翌朝、キャットスーツを着たまま眠った張曼玉はゾエに起こされて撮影現場に行くものの、レネは療養施設に入ったので来ないと告げられ、レネ無しで撮影が進められる。その日の夜、代役の監督ホセはフランス人女優を呼び出し、中国人がイルマ・ヴェップを演じることは受け入れられないので主役を君に替えると告げる。
撮影スタッフたちはレネが療養施設に入ったと思っていたものの、張曼玉はパリ近郊で監督に会っていたことを明かし、リドリー・スコットに会う予定があるからとニューヨークへ旅立ってしまう。レネが少しだけ編集していたラッシュをスタッフたちが観てみると、そこにはアニメーションのような手が加えられた張曼玉だけが映っていたーー。
この映画は、とても多くの情報を含んでいる。まず、制作現場を撮りつつ劇中劇を扱うという手法は、ロバート・アルトマン監督の「ザ・プレイヤー」と共通している。この劇中劇というテーマや、張曼玉が本人として出演していることは、難しい言葉で表現すると"自己言及"(self-reference)である。つまり、本当はスクリーンの中は全て演技であるはずなのに、どこまでが演技なのか分からなくなるという効果がある。こうすることで、フランス映画の制作現場をより"本物らしく"見せることができる。

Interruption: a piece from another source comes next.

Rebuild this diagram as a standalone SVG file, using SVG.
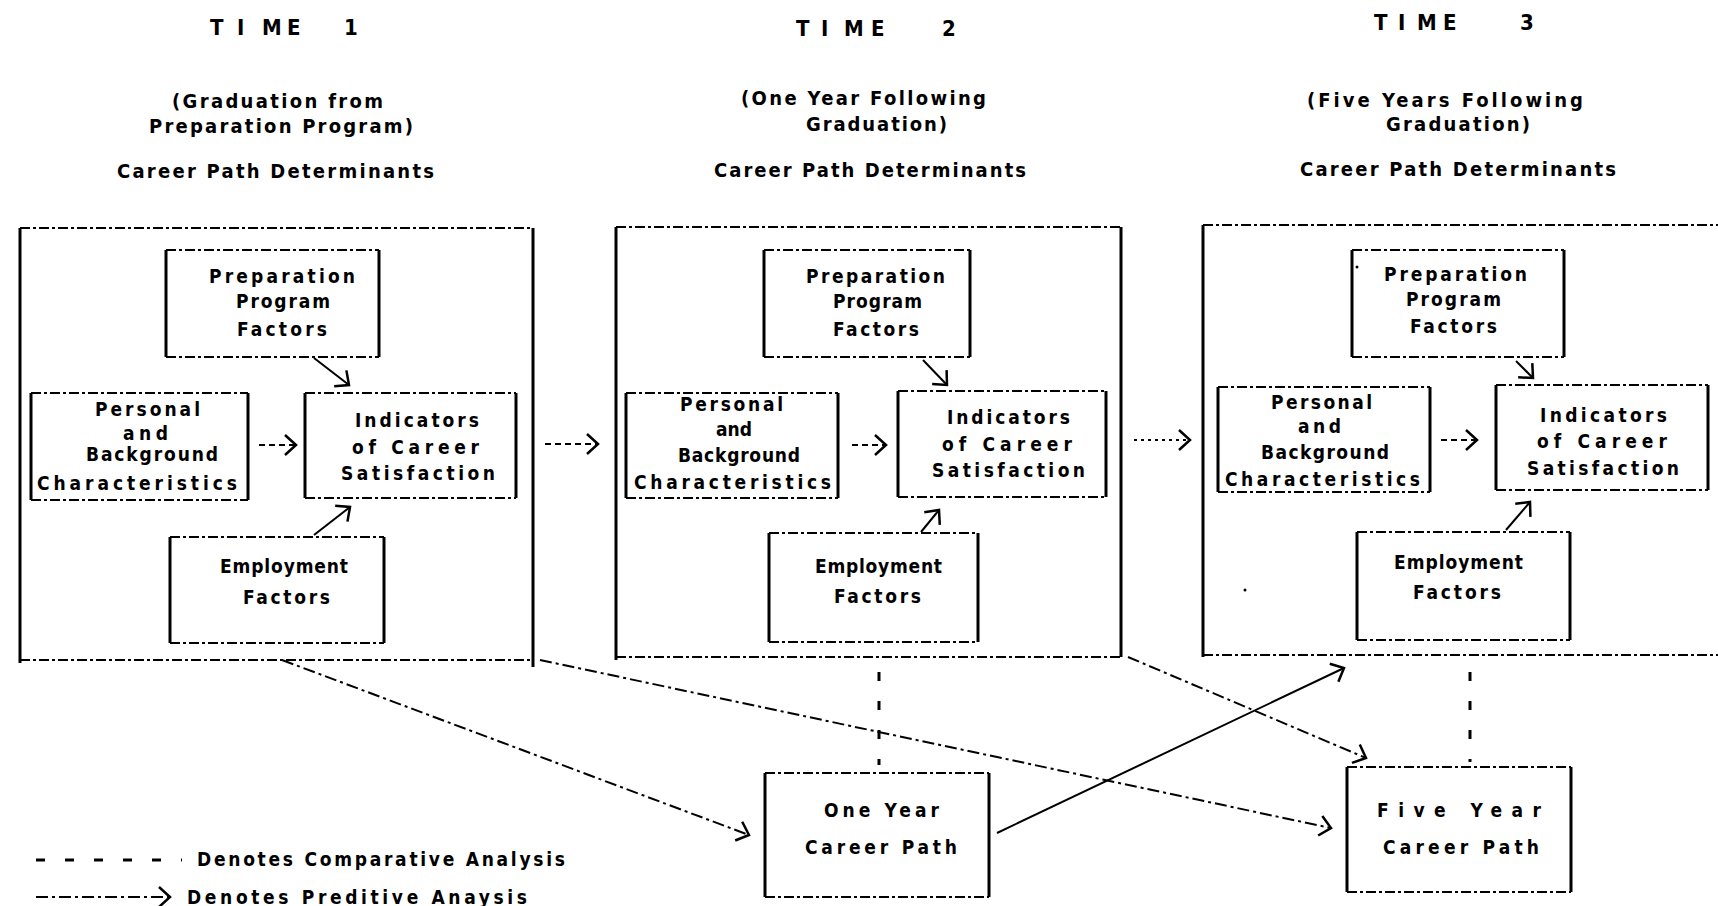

そして、その現場とは多くのスタッフたちが勝手な言い分ばかり述べて、喧嘩が絶えないところとして描かれている。張曼玉をインタビューした記者が、フランスにはジャン=クロード・ヴァン・ダムの出演作のような映画がもっと必要であり、インテリ向けの映画ばかりだと不満を述べていたが、これは資本主義のなかで映画産業を続けていくならば必要な指摘である。張曼玉はこの意見に反対し、劇中でレネが作ろうとしていたアートのような作品に関わりたい姿勢を示していた。
劇中で何度も、アメリカ映画は衣装やセットが過剰な金まみれの駄作だと登場人物たちに言わせていたが、それはアートを作る側の意見として正しい。僕もアートを観たい方だ。
本作は張曼玉が役を気に入り、とても良い映画が出来そうだったのに、自論にこだわりすぎる監督と、流れ作業のように撮影したいスタッフと、そしてフランス人にありがちな人種差別によって、お蔵入りとなってしまった。これが、アサヤス監督が批判する現代のフランス映画の姿なのだ。劇中で張曼玉は監督のレネと個人的に会っていたので、きっと監督にとってのイルマ・ヴェップは理想に過ぎたものであること、しかし張曼玉がイルマの姿をしてカメラの前に立ってくれたことで、監督の中で「イルマ・ヴェップ」は区切りがついたことは察したのだろう。リドリー・スコットと話があるという設定には笑ってしまった。
映画という大勢の人が関わるものを制作するということは、どこかで妥協が必要なものだ。キューブリック監督はそれを嫌がり、製作から脚本まで自分で手がけるようになった。しかし、ほとんどの映画監督はそういうわけにはいかない。
ちなみに、本作は2022年にHBOでテレビのミニドラマ化されている。